Director General of the Commission to Investigate Allegations of Bribery or Corruption
- Incumbent
- Assumed office 10 January 2025
- Appointed by: Anura Kumara Dissanayake
- Preceded by: W. K. D. Wijerathne

Judge of the High Court of Sri Lanka
- Incumbent
- Assumed office 2020

Personal details
- Born: Ranga Srinath Abeywickrama Dissanayake Sri Lanka
- Occupation: Judge
- Profession: Lawyer
- Known for: Director General of CIABOC

= Ranga Dissanayake (judge) =

Ranga Srinath Abeywickrama Dissanayake is a Sri Lankan judge who has been Director General of the Commission to Investigate Allegations of Bribery or Corruption (CIABOC) since January 2025. A judge of the High Court, he holds the post on secondment.

== Career ==
Dissanayake took oaths as an attorney-at-law in 2000 and holds a postgraduate degree in law from the University of Colombo. He became a magistrate in 2005 and served in several courts, including as Colombo Chief Magistrate in 2018. Sitting as Fort Magistrate in February 2020, he acquitted a woman arrested at a brothel, holding that sex work in itself is not an offence under Sri Lankan law although keeping a brothel is. Citing earlier decisions including Saibo v Chellam, he said that "prostitution is not an offence per se under our law". The ruling was widely reported. He was appointed a judge of the High Court later in 2020, sitting at Monaragala and afterwards at Balapitiya and Negombo, and kept the office on secondment after moving to CIABOC.

== Director General of CIABOC ==
On 8 January 2025, President Anura Kumara Dissanayake appointed Dissanayake as Director General of CIABOC under Section 17(1) of the Anti-Corruption Act, No. 9 of 2023. He assumed duties on 10 January 2025. The Secretary to the President, Nandika Sanath Kumanayake, handed him the letter of appointment at the Presidential Secretariat.

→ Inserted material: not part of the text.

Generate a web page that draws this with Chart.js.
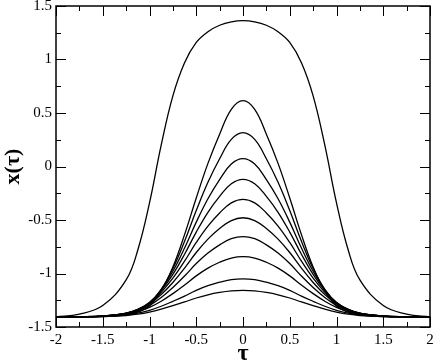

He succeeded W. K. D. Wijerathne, who had resigned in October 2024; the post had then been vacant for about three months.

=== Anti-corruption strategy ===
As Director General, Dissanayake oversaw the launch of a National Anti-Corruption Strategy and an accompanying five-year action plan, inaugurated on 9 April 2025 under President Anura Kumara Dissanayake. The strategy widened the Commission's role beyond investigation and prosecution to include prevention, public education and institutional capacity-building. One of the announced measures was a digital asset-and-liability declaration system, developed with support from the Asian Development Bank. He said public unfamiliarity with the law was one of the main weaknesses that allowed corruption, and that CIABOC was an independent institution rather than a government body.

In May 2025, CIABOC officers acting under his direction raided the headquarters of the Department of Motor Traffic in Colombo after public tip-offs. They arrested three officials, including a deputy commissioner, and recovered more than 4.1 million rupees in unexplained cash. Dissanayake said the action was meant as a deterrent and that both giving and taking bribes were offences.

=== Allegations of bias ===
From late 2025, Dissanayake faced allegations that he acted with political bias in favour of the governing National People's Power. In October 2025 he rejected claims that he was involved in active politics or linked to the Janatha Vimukthi Peramuna, calling them false and part of a campaign to damage the Commission's standing.

In May 2026, the Joint Opposition petitioned the CIABOC chairman, Justice Neil Iddawala, seeking Dissanayake's suspension and an inquiry into what it called his arbitrary and biased conduct. The petition relied in part on an affidavit by the late former SriLankan Airlines chief executive Kapila Chandrasena, who alleged that Dissanayake had pressured him to implicate former President Mahinda Rajapaksa and the MP Namal Rajapaksa in a corruption case. The allegations were not substantiated but affected the Commission's public standing. Dissanayake denied acting arbitrarily, saying in July 2026 that he exercised only the powers Parliament had granted under the Anti-Corruption Act and that CIABOC remained independent of the government.